In the United States, a foreign-trade zone (FTZ) is a geographical area, in (or adjacent to) a United States Port of Entry, where commercial merchandise, both domestic and foreign receives the same Customs treatment it would if it were outside the commerce of the United States. Another definition of an FTZ states that it is an isolated, enclosed and policed area operated as a public utility, furnished with facilities for loading, unloading, handling, storing, manipulating, manufacturing and exhibiting goods and for reshipping them by land, water or air. Merchandise of every description may be held in the zone without being subject to tariffs (customs duties) and other ad valorem taxes. This tariff and tax relief is designed to lower the costs of U.S.-based operations engaged in international trade and thereby create and retain the employment and capital investment opportunities that result from those operations. These special geographic areas – foreign-trade zones – are established "in or adjacent to" U.S. Ports of Entry and are under the supervision of the U.S. Customs and Border Protection under the United States Homeland Security Council. Since 1986, U.S. Customs' oversight of FTZ operations has been conducted on an audit-inspection basis known as Compliance Reviews, whereby compliance is assured through audits and spot checks under a surety bond, rather than through on-site supervision by Customs personnel.

There are over 230 foreign-trade zone projects and nearly 400 subzones in the United States.

The U.S. foreign-trade zones program was created by the Foreign-Trade Zones Act of 1934. The Foreign-Trade Zones Act was one of two key pieces of legislation passed in 1934 in an attempt to mitigate some of the destructive effects of the Smoot-Hawley Tariffs, which had been imposed in 1930. The Foreign-Trade Zones Act was created to "expedite and encourage foreign commerce" in the United States.

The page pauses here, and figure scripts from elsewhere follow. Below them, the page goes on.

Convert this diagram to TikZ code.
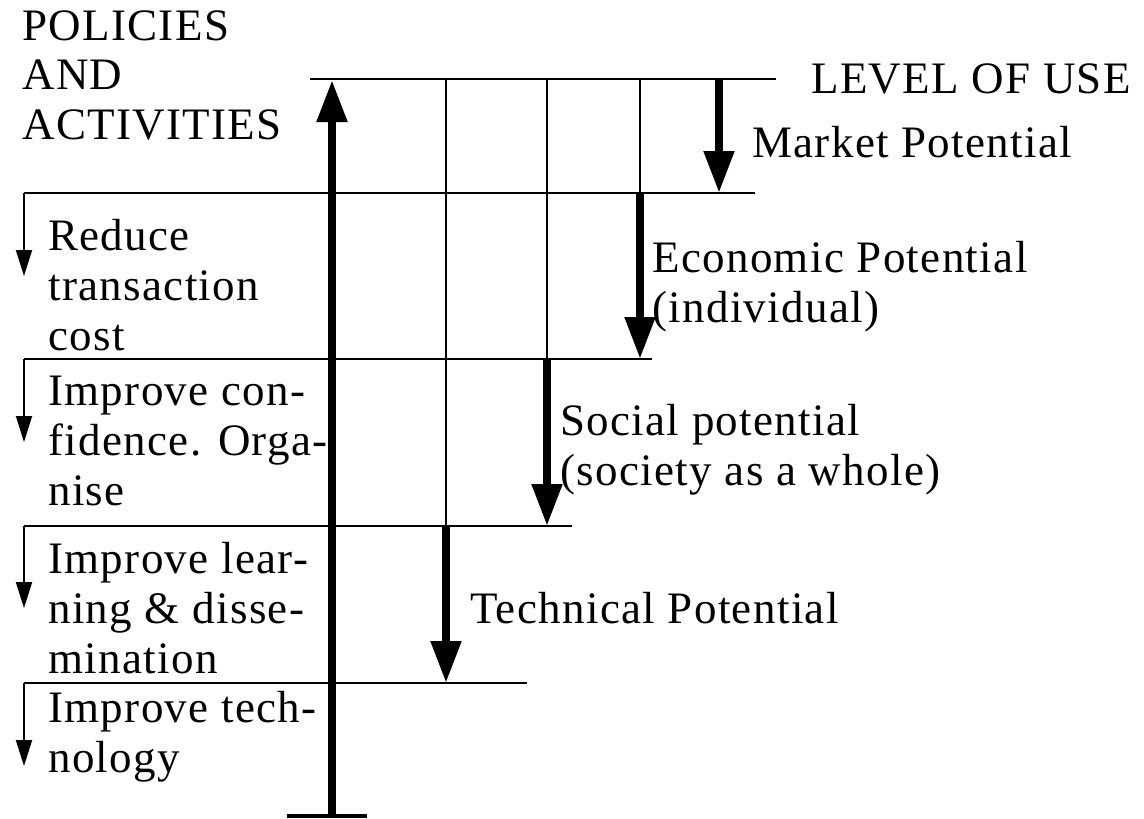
\documentclass[tikz,border=0pt]{standalone}
\usepackage{fontspec}
\setmainfont{Liberation Serif}[LetterSpace=3]
\usetikzlibrary{arrows.meta}
\begin{document}
\begin{tikzpicture}[x=1pt,y=-1pt,
  thinline/.style={line width=2pt},
  bigarrow/.style={line width=8pt,-{Triangle[width=29pt,length=42pt]}},
  smallarrow/.style={line width=2pt,-{Triangle[width=16pt,length=26pt]}},
  lbl/.style={anchor=base west,inner sep=0pt,font=\fontsize{45}{50}\selectfont}]
\useasboundingbox (0,0) rectangle (1144,819);
% level lines
\coordinate (t0) at (310,79);  \coordinate (t1) at (776,79);
\coordinate (h1a) at (24,193); \coordinate (h1b) at (755,193);
\coordinate (h2a) at (24,359); \coordinate (h2b) at (652,359);
\coordinate (h3a) at (24,526); \coordinate (h3b) at (572,526);
\coordinate (h4a) at (24,683); \coordinate (h4b) at (527,683);
\draw[thinline] (t0) -- (t1);
\draw[thinline] (h1a) -- (h1b);
\draw[thinline] (h2a) -- (h2b);
\draw[thinline] (h3a) -- (h3b);
\draw[thinline] (h4a) -- (h4b);
% thin verticals
\coordinate (v1t) at (446,79); \coordinate (v1m) at (446,526); \coordinate (v1b) at (446,683);
\coordinate (v2t) at (547,79); \coordinate (v2m) at (547,359); \coordinate (v2b) at (547,526);
\coordinate (v3t) at (640,79); \coordinate (v3m) at (640,193); \coordinate (v3b) at (640,359);
\coordinate (v4t) at (719,79); \coordinate (v4b) at (719,193);
\draw[thinline] (v1t) -- (v1m);
\draw[thinline] (v2t) -- (v2m);
\draw[thinline] (v3t) -- (v3m);
% thick down arrows
\draw[bigarrow] (v4t) -- (v4b);
\draw[bigarrow] (v3m) -- (v3b);
\draw[bigarrow] (v2m) -- (v2b);
\draw[bigarrow] (v1m) -- (v1b);
% big up arrow with foot bar
\coordinate (upb) at (332,816); \coordinate (upt) at (332,80);
\coordinate (fl) at (287,816); \coordinate (fr) at (367,816);
\draw[bigarrow] (upb) -- (upt);
\draw[line width=4pt] (fl) -- (fr);
% small left arrows
\coordinate (s1) at (24,276); \coordinate (s2) at (24,442);
\coordinate (s3) at (24,608); \coordinate (s4) at (24,766);
\draw[smallarrow] (h1a) -- (s1);
\draw[smallarrow] (h2a) -- (s2);
\draw[smallarrow] (h3a) -- (s3);
\draw[smallarrow] (h4a) -- (s4);
% texts
\node[lbl] (pol) at (22,40) {\begin{tabular}[t]{@{}l@{}}POLICIES\\AND\\ACTIVITIES\end{tabular}};
\node[lbl] (lev) at (811,93) {LEVEL OF USE};
\node[lbl] (mkt) at (752,157) {Market Potential};
\node[lbl] (eco) at (652,272) {\begin{tabular}[t]{@{}l@{}}Economic Potential\\(individual)\end{tabular}};
\node[lbl] (soc) at (560,435) {\begin{tabular}[t]{@{}l@{}}Social potential\\(society as a whole)\end{tabular}};
\node[lbl] (tec) at (470,623) {Technical Potential};
\node[lbl] (a1) at (48,250) {\begin{tabular}[t]{@{}l@{}}Reduce\\transaction\\cost\end{tabular}};
\node[lbl] (a2) at (48,405) {\begin{tabular}[t]{@{}l@{}}Improve con-\\fidence. Orga-\\nise\end{tabular}};
\node[lbl] (a3) at (48,573) {\begin{tabular}[t]{@{}l@{}}Improve lear-\\ning \& disse-\\mination\end{tabular}};
\node[lbl] (a4) at (48,722) {\begin{tabular}[t]{@{}l@{}}Improve tech-\\nology\end{tabular}};
\end{tikzpicture}
\end{document}
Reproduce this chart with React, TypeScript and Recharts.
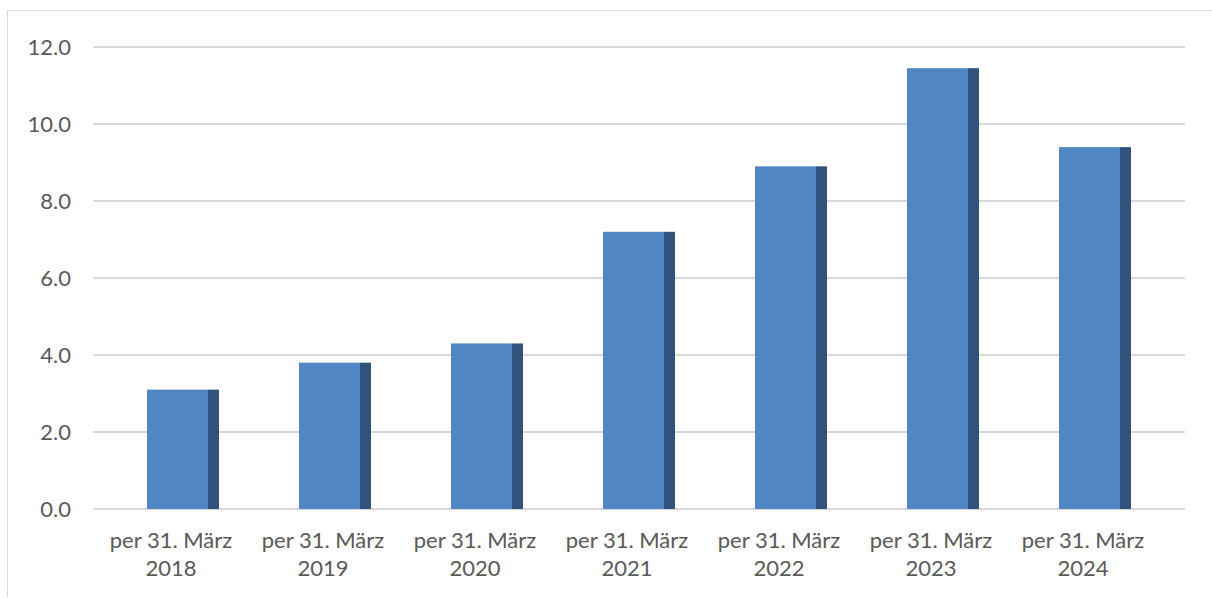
import React from "react";
import { BarChart, Bar, XAxis, YAxis, CartesianGrid } from "recharts";

const categories = [
  "per 31. März 2018",
  "per 31. März 2019",
  "per 31. März 2020",
  "per 31. März 2021",
  "per 31. März 2022",
  "per 31. März 2023",
  "per 31. März 2024",
];
const values = [3.1, 3.8, 4.3, 7.2, 8.9, 11.45, 9.4];
const yTicks = [0, 2, 4, 6, 8, 10, 12];

const data = categories.map((c, i) => ({ name: c, value: values[i] }));

const FONT = "Lato, 'Liberation Sans', sans-serif";
const TEXT = "#595959";

const Bar3D = (props: any) => {
  const { x, y, width, height } = props;
  if (height <= 0) return null;
  const side = width * (11 / 72);
  const front = width - side;
  const shift = 12;
  return (
    <g>
      <rect x={x + shift} y={y} width={front} height={height} fill="#5186C4" />
      <rect x={x + shift + front} y={y} width={side} height={height} fill="#31527A" />
    </g>
  );
};

const XTick = (props: any) => {
  const { x, y, payload } = props;
  const s: string = payload.value;
  const idx = s.lastIndexOf(" ");
  const l1 = s.slice(0, idx);
  const l2 = s.slice(idx + 1);
  return (
    <text x={x} y={y} textAnchor="middle" fill={TEXT} fontFamily={FONT} fontSize={22}>
      <tspan x={x} dy={39}>{l1}</tspan>
      <tspan x={x} dy={28}>{l2}</tspan>
    </text>
  );
};

export default function App() {
  return (
    <div style={{ position: "relative", width: 1212, height: 598, overflow: "hidden", background: "#fff" }}>
      <style>{"body{margin:0}"}</style>
      <div
        style={{
          position: "absolute",
          left: 7,
          top: 10,
          width: 1400,
          height: 587,
          borderLeft: "1px solid #d9d9d9",
          borderTop: "1px solid #d9d9d9",
          boxSizing: "border-box",
        }}
      />
      <div style={{ position: "absolute", left: 0, top: 0 }}>
        <BarChart
          width={1212}
          height={598}
          data={data}
          margin={{ top: 47, right: 27, bottom: 29, left: 33 }}
        >
          <CartesianGrid vertical={false} stroke="#d9d9d9" strokeWidth={2} />
          <XAxis
            dataKey="name"
            axisLine={false}
            tickLine={false}
            tickSize={0}
            tickMargin={0}
            padding={{ left: 2, right: 26 }}
            tick={<XTick />}
            interval={0}
            height={60}
          />
          <YAxis
            domain={[0, 12]}
            ticks={yTicks}
            axisLine={false}
            tickLine={false}
            tickSize={0}
            tickMargin={22}
            width={60}
            tickFormatter={(v: number) => v.toFixed(1)}
            tick={{ fill: TEXT, fontFamily: FONT, fontSize: 22 }}
          />
          <Bar dataKey="value" barSize={72} shape={<Bar3D />} isAnimationActive={false} />
        </BarChart>
      </div>
    </div>
  );
}
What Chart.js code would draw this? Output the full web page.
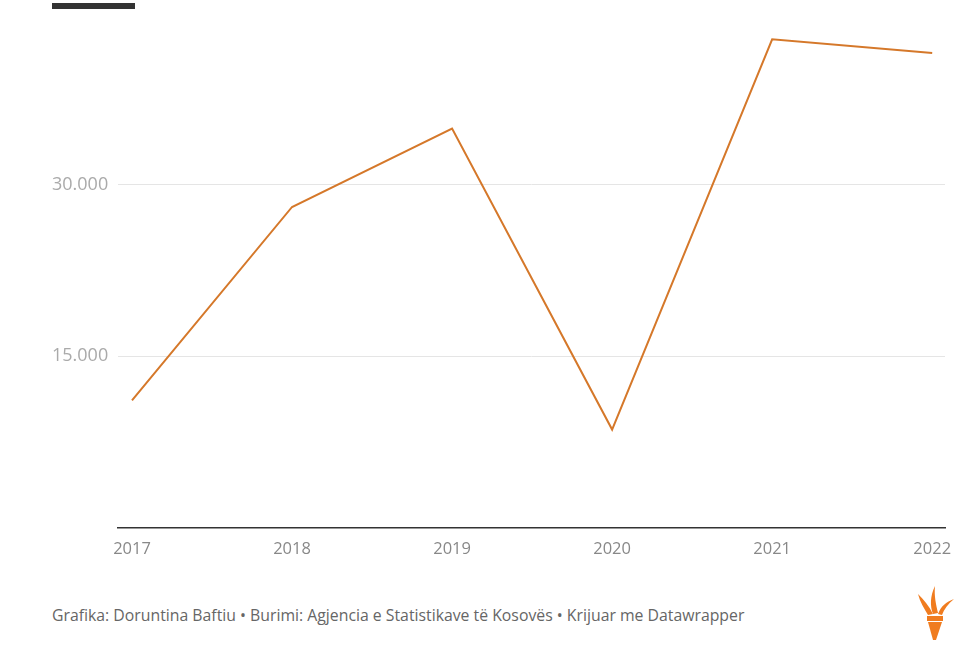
<!DOCTYPE html>
<html>
<head>
<meta charset="utf-8">
<script src="https://cdn.jsdelivr.net/npm/chart.js@4"></script>
<style>
  body { margin: 0; background: #fff; width: 980px; height: 662px; overflow: hidden; position: relative; font-family: "Open Sans", sans-serif; }
  #topbar { position: absolute; left: 52px; top: 3px; width: 83px; height: 6px; background: #333; }
  #wrap { position: absolute; left: 0; top: 0; width: 980px; height: 570px; }
  #footer { position: absolute; left: 52px; top: 604px; font-size: 15.8px; color: #666; }
  #logo { position: absolute; left: 912px; top: 582px; }
</style>
</head>
<body>
<div id="topbar"></div>
<div id="wrap"><canvas id="lineChart"></canvas></div>
<div id="footer">Grafika: Doruntina Baftiu • Burimi: Agjencia e Statistikave të Kosovës • Krijuar me Datawrapper</div>
<svg id="logo" width="46" height="62" viewBox="0 0 46 62">
  <g fill="#f07c1f">
    <path d="M16 40 L30 40 L24 58 L21 58 Z"/>
    <path d="M15 34 L31 34 L31 39 L15 39 Z"/>
    <path d="M16 33 C12 26 8 20 6 12 C12 18 17 24 21 32 Z"/>
    <path d="M21 32 C18 24 18 14 23 4 C22 14 24 22 26 31 Z"/>
    <path d="M26 32 C29 24 34 20 42 17 C36 22 32 27 30 33 Z"/>
  </g>
</svg>
<script>
// values
const years = [2017, 2018, 2019, 2020, 2021, 2022]
const values = [11150, 28050, 34900, 8600, 42700, 41500]
const yTicks = [15000, 30000]

const points = years.map((y, i) => ({x: y, y: values[i]}))

new Chart(document.getElementById('lineChart'), {
  type: 'line',
  data: {
    datasets: [{
      data: points,
      borderColor: '#d5782a',
      borderWidth: 2,
      pointRadius: 0,
      tension: 0,
      fill: false
    }]
  },
  options: {
    responsive: true,
    maintainAspectRatio: false,
    animation: false,
    layout: {padding: {top: 13, right: 35, left: 52, bottom: 0}},
    plugins: {legend: {display: false}, tooltip: {enabled: false}},
    scales: {
      x: {
        type: 'linear',
        min: 2016.9125,
        max: 2022.08,
        afterBuildTicks: s => { s.ticks = years.map(v => ({value: v})) },
        afterFit: s => { s.height = 42 },
        grid: {display: false, drawTicks: false},
        border: {display: true, color: '#333', width: 1.5},
        ticks: {
          padding: 11,
          color: '#888',
          font: {family: 'Open Sans', size: 16.5},
          maxRotation: 0,
          callback: v => String(v)
        }
      },
      y: {
        min: 0,
        max: 45000,
        afterBuildTicks: s => { s.ticks = yTicks.map(v => ({value: v})) },
        afterFit: s => { s.width = 66; s.paddingTop = 0; s.paddingBottom = 0 },
        border: {display: false},
        grid: {color: '#e5e5e5', lineWidth: 1, drawTicks: false},
        ticks: {
          crossAlign: 'far',
          padding: 8,
          color: '#aaa',
          font: {family: 'Open Sans', size: 18},
          callback: v => v.toLocaleString('de-DE')
        }
      }
    }
  }
})
</script>
</body>
</html>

Through World War II, manufacturing activity was allowed only on a very limited basis. In 1950, the original act was amended to open up FTZs to manufacturing, but it had little impact until 1980. In that year, Congress again amended the act so that products manufactured in the zones would not be assessed on U.S. value-added. This ensured that the only tariffs a producer inside the zone selling to U.S. customers would pay, would be on the raw materials imported into the zone. This "integrated" model, which replaced the previous "island" model, spurred growth in the U.S. foreign-trade zones program.